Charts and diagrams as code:

• • • • •

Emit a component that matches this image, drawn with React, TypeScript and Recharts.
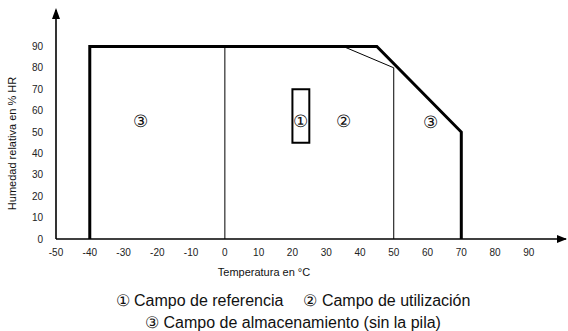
import { ComposedChart, Line, XAxis, YAxis, ReferenceArea, ReferenceDot, Scatter } from 'recharts';

const xTicks = [-50, -40, -30, -20, -10, 0, 10, 20, 30, 40, 50, 60, 70, 80, 90];
const yTicks = [0, 10, 20, 30, 40, 50, 60, 70, 80, 90];

// outer storage field (thick)
const storageEdge = [
  { x: -40, y: 0 },
  { x: -40, y: 90 },
  { x: 45, y: 90 },
  { x: 70, y: 50 },
  { x: 70, y: 0 },
];
// thin separators
const zeroLine = [
  { x: 0, y: 0 },
  { x: 0, y: 90 },
];
const usageEdge = [
  { x: 35, y: 90 },
  { x: 50, y: 80 },
  { x: 50, y: 0 },
];
const referenceBox = { x1: 20, x2: 25, y1: 45, y2: 70 };

const regionMarks = [
  { x: -25, y: 55, mark: '③' },
  { x: 22.5, y: 55, mark: '①' },
  { x: 35, y: 55, mark: '②' },
  { x: 61, y: 54.5, mark: '③' },
];

const legendRow1 = ['① Campo de referencia', '② Campo de utilización'];
const legendRow2 = ['③ Campo de almacenamiento (sin la pila)'];

const font = '"Liberation Sans", Arial, sans-serif';
const ink = '#111';

const RegionMark = (props: any) => (
  <text x={props.cx} y={props.cy} textAnchor="middle" dominantBaseline="central" fontSize={17} fill={ink} fontFamily={font}>
    {props.payload.mark}
  </text>
);

const ArrowRight = (props: any) => (
  <path d={`M${props.cx + 1},${props.cy} L${props.cx - 9},${props.cy - 4} L${props.cx - 9},${props.cy + 4} Z`} fill="#000" />
);

const ArrowUp = (props: any) => (
  <path d={`M${props.cx},${props.cy - 2} L${props.cx - 4},${props.cy + 9} L${props.cx + 4},${props.cy + 9} Z`} fill="#000" />
);

export default function App() {
  return (
    <div style={{ position: 'absolute', left: 0, top: 0, width: 568, height: 331, background: '#fff', fontFamily: font }}>
      <ComposedChart width={568} height={331} margin={{ top: 10, right: 2, left: 0, bottom: 62 }}>
        <XAxis
          type="number"
          dataKey="x"
          domain={[-50, 101]}
          allowDataOverflow
          ticks={xTicks}
          height={30}
          tickLine={false}
          tickMargin={4}
          axisLine={{ stroke: '#000', strokeWidth: 1.6 }}
          tick={{ fontSize: 10, fill: '#222', fontFamily: font }}
          label={{
            content: ({ viewBox }: any) => (
              <text x={viewBox.x + 208} y={viewBox.y + 37} textAnchor="middle" fontSize={11} fill={ink} fontFamily={font}>
                Temperatura en °C
              </text>
            ),
          }}
        />
        <YAxis
          type="number"
          dataKey="y"
          domain={[0, 107]}
          allowDataOverflow
          ticks={yTicks}
          width={56}
          tickLine={false}
          tickMargin={7}
          axisLine={{ stroke: '#000', strokeWidth: 1.6 }}
          tick={{ fontSize: 10, fill: '#222', fontFamily: font }}
          label={{
            content: ({ viewBox }: any) => {
              const x = viewBox.x + 16;
              const y = viewBox.y + viewBox.height / 2 + 19;
              return (
                <text x={x} y={y} transform={`rotate(-90, ${x}, ${y})`} textAnchor="middle" fontSize={11} fill={ink} fontFamily={font}>
                  Humedad relativa en % HR
                </text>
              );
            },
          }}
        />
        <Line data={zeroLine} dataKey="y" stroke="#000" strokeWidth={1} dot={false} isAnimationActive={false} />
        <Line data={usageEdge} dataKey="y" stroke="#000" strokeWidth={1} dot={false} isAnimationActive={false} />
        <Line data={storageEdge} dataKey="y" stroke="#000" strokeWidth={3} dot={false} strokeLinejoin="miter" isAnimationActive={false} />
        <ReferenceArea {...referenceBox} fill="none" stroke="#000" strokeWidth={2} fillOpacity={0} />
        <Scatter data={regionMarks} dataKey="y" shape={RegionMark} isAnimationActive={false} />
        <ReferenceDot x={101} y={0} shape={ArrowRight} ifOverflow="visible" />
        <ReferenceDot x={-50} y={107} shape={ArrowUp} ifOverflow="visible" />
      </ComposedChart>
      <div style={{ position: 'absolute', left: 0, top: 290, width: 586, textAlign: 'center', fontSize: 16, lineHeight: '22px', color: ink, whiteSpace: 'pre' }}>
        {[legendRow1, legendRow2].map((row, r) => (
          <div key={r}>
            {row.map((item, i) => (
              <span key={item} style={{ marginLeft: i > 0 ? 20 : 0 }}>
                {item}
              </span>
            ))}
          </div>
        ))}
      </div>
    </div>
  );
}
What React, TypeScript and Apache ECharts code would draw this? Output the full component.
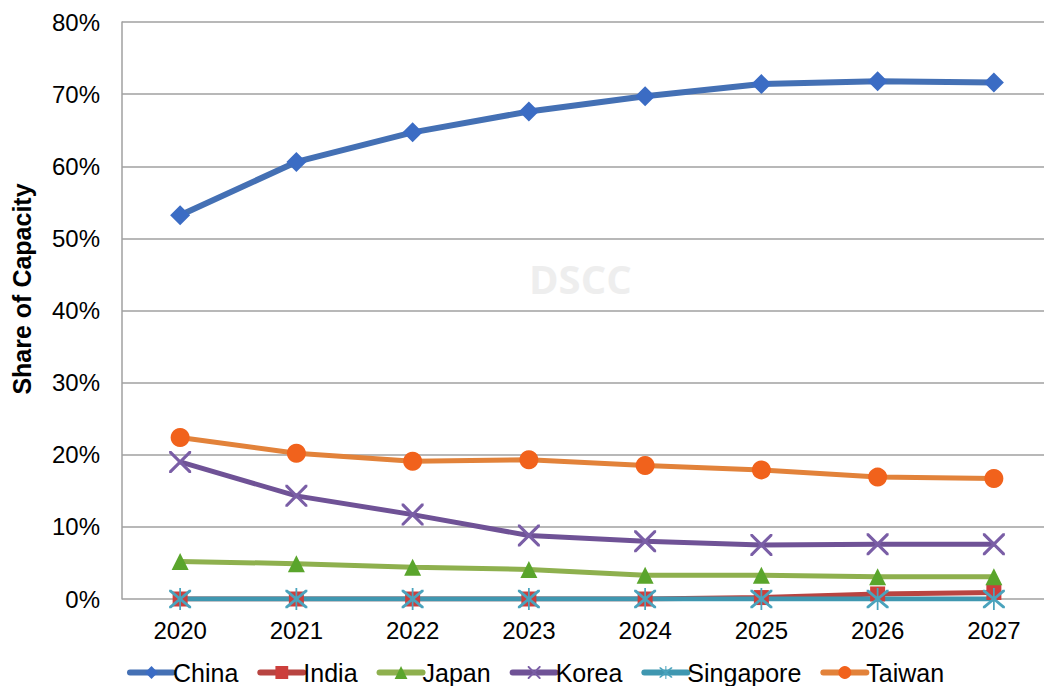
import React, { useEffect, useRef } from "react";
import * as echarts from "echarts";

const years = ["2020", "2021", "2022", "2023", "2024", "2025", "2026", "2027"];
const china = [53.2, 60.6, 64.7, 67.6, 69.7, 71.4, 71.8, 71.6];
const india = [0, 0, 0, 0, 0, 0.2, 0.7, 0.9];
const japan = [5.2, 4.9, 4.4, 4.1, 3.3, 3.3, 3.1, 3.1];
const korea = [19.0, 14.3, 11.7, 8.8, 8.0, 7.5, 7.6, 7.6];
const singapore = [0, 0, 0, 0, 0, 0, 0, 0];
const taiwan = [22.4, 20.2, 19.1, 19.3, 18.5, 17.9, 16.9, 16.7];

const crossPath =
  "path://M0,0 L1,0 L5,4 L9,0 L10,0 L10,1 L6,5 L10,9 L10,10 L9,10 L5,6 L1,10 L0,10 L0,9 L4,5 L0,1 Z";
const starPath =
  "path://M0,0 L1,0 L5,4 L9,0 L10,0 L10,1 L6,5 L10,9 L10,10 L9,10 L5,6 L1,10 L0,10 L0,9 L4,5 L0,1 Z M4.6,-1 L5.4,-1 L5.4,11 L4.6,11 Z";

const FONT = "Liberation Sans, Arial, sans-serif";

export default function App() {
  const ref = useRef<HTMLDivElement>(null);
  useEffect(() => {
    if (!ref.current) return;
    const chart = echarts.init(ref.current, undefined, { renderer: "svg" });
    const mk = (name: string, data: number[], color: string, markerColor: string, symbol: string, size: number, width = 5) => ({
      name,
      type: "line",
      data,
      symbol,
      symbolSize: size,
      lineStyle: { color, width },
      itemStyle: { color: markerColor, borderWidth: 0 },
      color: color,
    });
    chart.setOption({
      animation: false,
      textStyle: { fontFamily: FONT },
      grid: { left: 122, right: 8, top: 22, bottom: 87, containLabel: false, outerBoundsMode: "none" },
      xAxis: {
        type: "category",
        data: years,
        boundaryGap: true,
        axisLine: { show: false },
        axisTick: { show: false },
        axisLabel: { fontSize: 24, color: "#000", margin: 19, fontFamily: FONT },
      },
      yAxis: {
        type: "value",
        min: 0,
        max: 80,
        interval: 10,
        axisLine: { show: true, lineStyle: { color: "#a0a0a0", width: 1.5 } },
        axisTick: { show: false },
        axisLabel: { formatter: "{value}%", fontSize: 24, color: "#000", margin: 22, fontFamily: FONT },
        splitLine: { lineStyle: { color: "#a0a0a0", width: 1.5 } },
      },
      legend: {
        left: 127,
        top: 660,
        padding: 0,
        itemWidth: 43,
        itemHeight: 16,
        itemGap: 19,
        lineStyle: { width: 6, cap: "round" },
        textStyle: { fontSize: 25, color: "#000", fontFamily: FONT, padding: [0, 0, 0, -5] },
        data: ["China", "India", "Japan", "Korea", "Singapore", "Taiwan"],
      },
      graphic: [
        {
          type: "text",
          left: 529,
          top: 258,
          style: { text: "DSCC", fontSize: 40, fontWeight: "bold", fill: "#eeeeee", fontFamily: "Open Sans, sans-serif" },
          z: 0,
        },
        {
          type: "text",
          x: 22,
          y: 289,
          rotation: Math.PI / 2,
          style: {
            text: "Share of Capacity",
            fontSize: 25,
            fontWeight: "bold",
            fill: "#000",
            fontFamily: FONT,
            align: "center",
            verticalAlign: "middle",
          },
        },
      ],
      series: [
        mk("China", china, "#4470b4", "#3b6cc4", "diamond", 20, 6),
        mk("India", india, "#b84441", "#cc3f3c", "rect", 15),
        mk("Japan", japan, "#8eb04e", "#5aa52c", "triangle", 17),
        mk("Korea", korea, "#6f5296", "#7a5ea6", crossPath, 22),
        mk("Singapore", singapore, "#3f97b0", "#4aa3bd", starPath, 22),
        mk("Taiwan", taiwan, "#e2823a", "#f1621c", "circle", 19),
      ],
    });
    return () => chart.dispose();
  }, []);
  return (
    <div
      ref={ref}
      style={{ position: "fixed", left: 0, top: 0, width: 1060, height: 686, background: "#fff" }}
    />
  );
}
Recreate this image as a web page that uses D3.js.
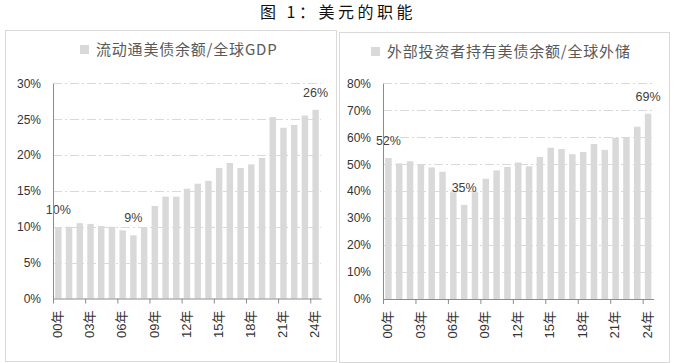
<!DOCTYPE html>
<html>
<head>
<meta charset="utf-8">
<script src="https://cdn.jsdelivr.net/npm/d3@7"></script>
<style>
  body { margin: 0; background: #fff; }
  svg { display: block; }
  text { font-family: "Liberation Sans", Arial, "Noto Sans CJK SC", sans-serif; }
</style>
</head>
<body>
<div id="chart"></div>
<script>
// years 2000 - 2024
const years = d3.range(0, 25).map(d => String(d).padStart(2, '0') + '年')
const tickYears = [0, 3, 6, 9, 12, 15, 18, 21, 24]

// 流动通美债余额/全球GDP (%)
const debtToGdp = [9.9, 10.0, 10.5, 10.4, 10.1, 10.0, 9.5, 8.8, 9.9, 12.9, 14.2, 14.2, 15.3,
  16.0, 16.4, 18.2, 18.9, 18.2, 18.7, 19.6, 25.3, 23.8, 24.2, 25.5, 26.3]
const debtLabels = [[0, '10%'], [7, '9%'], [24, '26%']]

// 外部投资者持有美债余额/全球外储 (%)
const foreignToReserves = [52.3, 50.3, 51.1, 50.0, 48.8, 47.2, 39.6, 34.9, 39.6, 44.6, 47.7, 49.0, 50.6,
  49.2, 52.7, 56.1, 55.6, 53.7, 54.5, 57.5, 55.3, 59.8, 59.8, 63.9, 68.7]
const foreignLabels = [[0, '52%'], [7, '35%'], [24, '69%']]

const W = 680, H = 363
const svg = d3.select('#chart').append('svg')
  .attr('width', W).attr('height', H)

svg.append('text')
  .attr('x', 338).attr('y', 18)
  .attr('text-anchor', 'middle')
  .style('font-family', '"Noto Sans CJK SC", sans-serif')
  .style('font-size', '16px')
  .style('font-weight', 400)
  .style('letter-spacing', '3.5px')
  .attr('fill', '#111')
  .text('图 1：美元的职能')

function drawPanel(opt) {
  const g = svg.append('g')

  g.append('rect')
    .attr('x', opt.box[0] + 0.5).attr('y', opt.box[1] + 0.5)
    .attr('width', opt.box[2]).attr('height', opt.box[3])
    .attr('fill', 'none').attr('stroke', '#d9d9d9')

  // legend
  const lg = g.append('g')
  lg.append('text')
    .attr('x', opt.legendX + 16).attr('y', opt.legendY + 5)
    .style('font-family', '"Noto Sans CJK SC", sans-serif')
    .style('font-size', '15px')
    .style('letter-spacing', '0.8px')
    .attr('fill', '#595959')
    .text(opt.legend)
  lg.append('rect')
    .attr('x', opt.legendX).attr('y', opt.legendY - 5)
    .attr('width', 9).attr('height', 9)
    .attr('fill', '#d9d9d9')

  const x = d3.scaleBand()
    .domain(years)
    .range([opt.x0, opt.x1])
    .paddingInner(0.4).paddingOuter(0.2)

  const xi = d3.scaleLinear().domain([0, years.length]).range([opt.x0, opt.x1])

  const y = d3.scaleLinear()
    .domain([0, opt.max])
    .range([opt.y0, opt.y1])

  // gridlines
  g.append('g')
    .selectAll('line')
    .data(opt.yTicks.filter(d => d > 0))
    .join('line')
    .attr('x1', opt.x0).attr('x2', opt.x1)
    .attr('y1', d => Math.round(y(d)) + 0.5).attr('y2', d => Math.round(y(d)) + 0.5)
    .attr('stroke', '#d9d9d9')
    .attr('stroke-dasharray', '9,3,2,3')

  // bars
  g.append('g')
    .selectAll('rect')
    .data(opt.values)
    .join('rect')
    .attr('x', (d, i) => x(years[i]))
    .attr('width', x.bandwidth())
    .attr('y', d => y(d))
    .attr('height', d => y(0) - y(d))
    .attr('fill', '#d9d9d9')

  // data labels
  g.append('g')
    .selectAll('text')
    .data(opt.labels)
    .join('text')
    .attr('x', d => x(years[d[0]]) + x.bandwidth() / 2)
    .attr('y', d => y(opt.values[d[0]]) - 13)
    .attr('text-anchor', 'middle')
    .style('font-size', '12.5px')
    .attr('fill', '#404040')
    .text(d => d[1])

  // y axis
  const yAxis = g.append('g')
    .attr('transform', `translate(${opt.x0},0)`)
    .call(d3.axisLeft(y).tickValues(opt.yTicks).tickSize(0).tickPadding(12)
      .tickFormat(d => Math.round(d * 100) + '%'))
  yAxis.select('.domain').attr('stroke', '#8c8c8c')
  yAxis.selectAll('text')
    .style('font-size', '12px')
    .style('font-family', '"Liberation Sans", Arial, sans-serif')
    .attr('fill', '#333')

  // x axis
  const xAxis = g.append('g')
    .attr('transform', `translate(0,${opt.y0})`)
    .call(d3.axisBottom(xi).tickValues(tickYears).tickSize(5).tickSizeOuter(0)
      .tickFormat(d => years[d]))
  xAxis.select('.domain').attr('stroke', '#8c8c8c')
  xAxis.selectAll('.tick line').attr('stroke', '#8c8c8c')
  xAxis.selectAll('text')
    .attr('transform', 'rotate(-90)')
    .attr('x', -12).attr('y', 4).attr('dy', '0.35em')
    .attr('text-anchor', 'end')
    .style('font-size', '13px')
    .attr('fill', '#333')
}

drawPanel({
  box: [5, 30, 331, 331],
  legend: '流动通美债余额/全球GDP',
  legendX: 80, legendY: 50,
  x0: 53, x1: 321, y0: 298.5, y1: 83.3,
  max: 0.30,
  yTicks: [0, 0.05, 0.10, 0.15, 0.20, 0.25, 0.30],
  values: debtToGdp.map(v => v / 100),
  labels: debtLabels
})

drawPanel({
  box: [339, 32, 330, 330],
  legend: '外部投资者持有美债余额/全球外储',
  legendX: 371, legendY: 52,
  x0: 383, x1: 653.5, y0: 299, y1: 83.3,
  max: 0.80,
  yTicks: [0, 0.1, 0.2, 0.3, 0.4, 0.5, 0.6, 0.7, 0.8],
  values: foreignToReserves.map(v => v / 100),
  labels: foreignLabels
})
</script>
</body>
</html>
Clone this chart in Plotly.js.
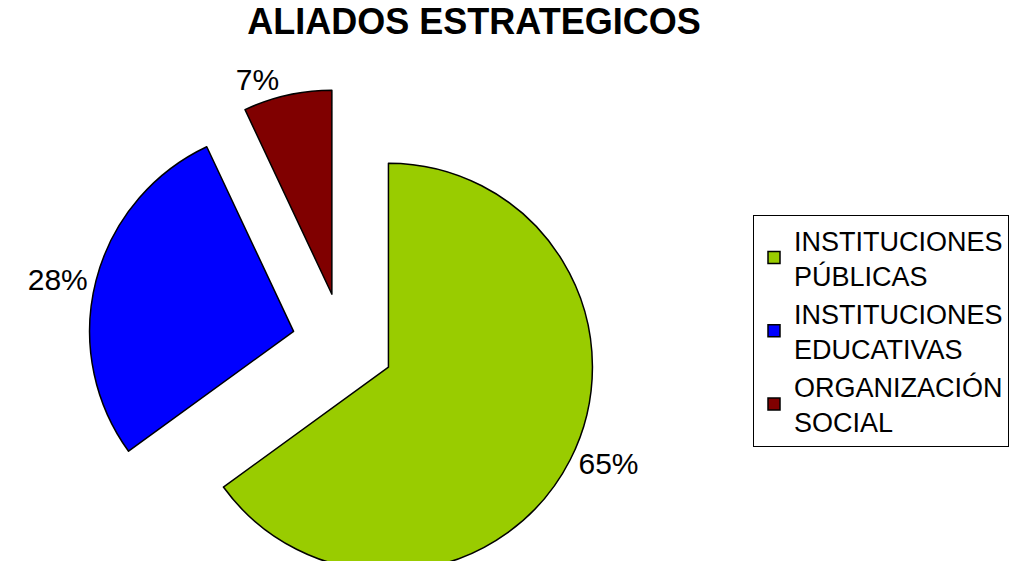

• • • • •

**Work required:** For the material above, give again only the lines starting at the line that contains "What React, TypeScript" and ending at the line that contains "const taiwan = [22.4, 20.2, 19.1, 19.3, 18.5, 17.9, 16.9, 16.7];". Pictures do not belong in the copy.

**The response:**
What React, TypeScript and Apache ECharts code would draw this? Output the full component.
import React, { useEffect, useRef } from "react";
import * as echarts from "echarts";

const years = ["2020", "2021", "2022", "2023", "2024", "2025", "2026", "2027"];
const china = [53.2, 60.6, 64.7, 67.6, 69.7, 71.4, 71.8, 71.6];
const india = [0, 0, 0, 0, 0, 0.2, 0.7, 0.9];
const japan = [5.2, 4.9, 4.4, 4.1, 3.3, 3.3, 3.1, 3.1];
const korea = [19.0, 14.3, 11.7, 8.8, 8.0, 7.5, 7.6, 7.6];
const singapore = [0, 0, 0, 0, 0, 0, 0, 0];
const taiwan = [22.4, 20.2, 19.1, 19.3, 18.5, 17.9, 16.9, 16.7];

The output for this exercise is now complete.